Students experience life with electronic baby


Photo by Alex Quezada

Senior Breanna Latimer learns how to care for the electronic baby in her class human growth and development. As she tries to calm the baby from crying, she learns the proper way to feed the baby.

The electronic baby is a well-known assignment in the human growth and development class FCS teacher Kathy Newcom teaches. The baby helps students learn life skills, and caring for a baby. Some students only spent the night with the baby while others had it for the whole weekend.

“She tells us we have different cycles that we go through,” senior Taylor Hall said. “She says sometimes you might have a baby that wakes you up every night, and others that won’t.”

Freshman Juliauna Cotton had the baby for one night. Cotton had the baby from 4 p.m. to 7 a.m. when the baby was scheduled to shut off. It was just one night, but Cotton did have some struggles. 

“I was trying to take a shower, and it started crying, and I had soap in my eyes, and I was trying to feed it, and it was really hard,” Cotton said.

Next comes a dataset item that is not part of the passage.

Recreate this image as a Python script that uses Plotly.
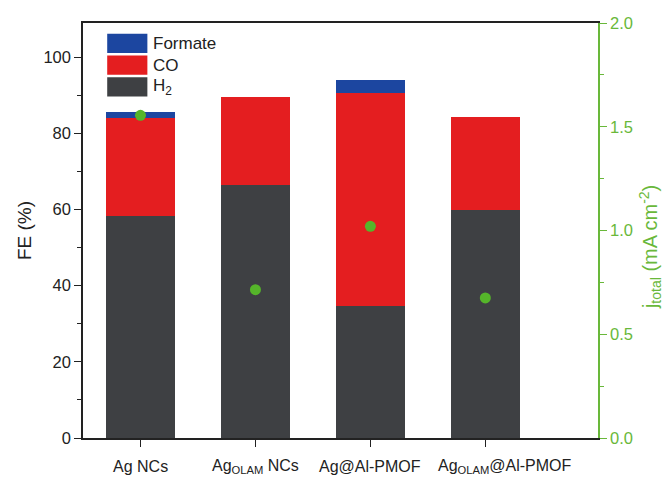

Although Cotton has previous experience with babysitting, she found some differences between babysitting a real baby and an electronic baby.

“I did a lot of babysitting things over the summer, so I had experience with it, but it was just different because it was a robot and not an actual baby, so I treated it a little differently,” Cotton said.

With the electronic baby, it would occasionally cry, but soon after the crying would stop once the proper care was given. With real babies, the caregiver needs to be more interactive, and give more attention. The electronic baby has a few solutions, like feeding it, changing its diaper and burping it. However, the real baby has endless needs that take more solutions. 

Junior Teegan Wells, who had the baby over the weekend, also had some struggles even though she had experience as a babysitter. Teegan said the electronic babies cried more than a real baby usually does. 

With babysitting being something some teenagers like to do. Most of the students who have previous experiences with babysitting noticed some differences. 

Freshman Kylee Wells said the main difference to her was the fact that the electronic baby did not talk. Instead, it mumbled or cried when it needed something, making the experience with the electronic baby and a real baby different for her. 

Going out is another struggle some students faced. While Teegan tried to stay in, Kylee went to the soccer game with the baby. Others like senior Breanna Latimer did other activities with the baby. 

“It wasn’t too bad, but it was new having to bring something that big with me everywhere I went. My mom actually made me go grocery shopping by myself with the baby,” Latimer said, “It was definitely different, and a lot of people stared or shot weird looks, but it wasn’t too bad to get over.”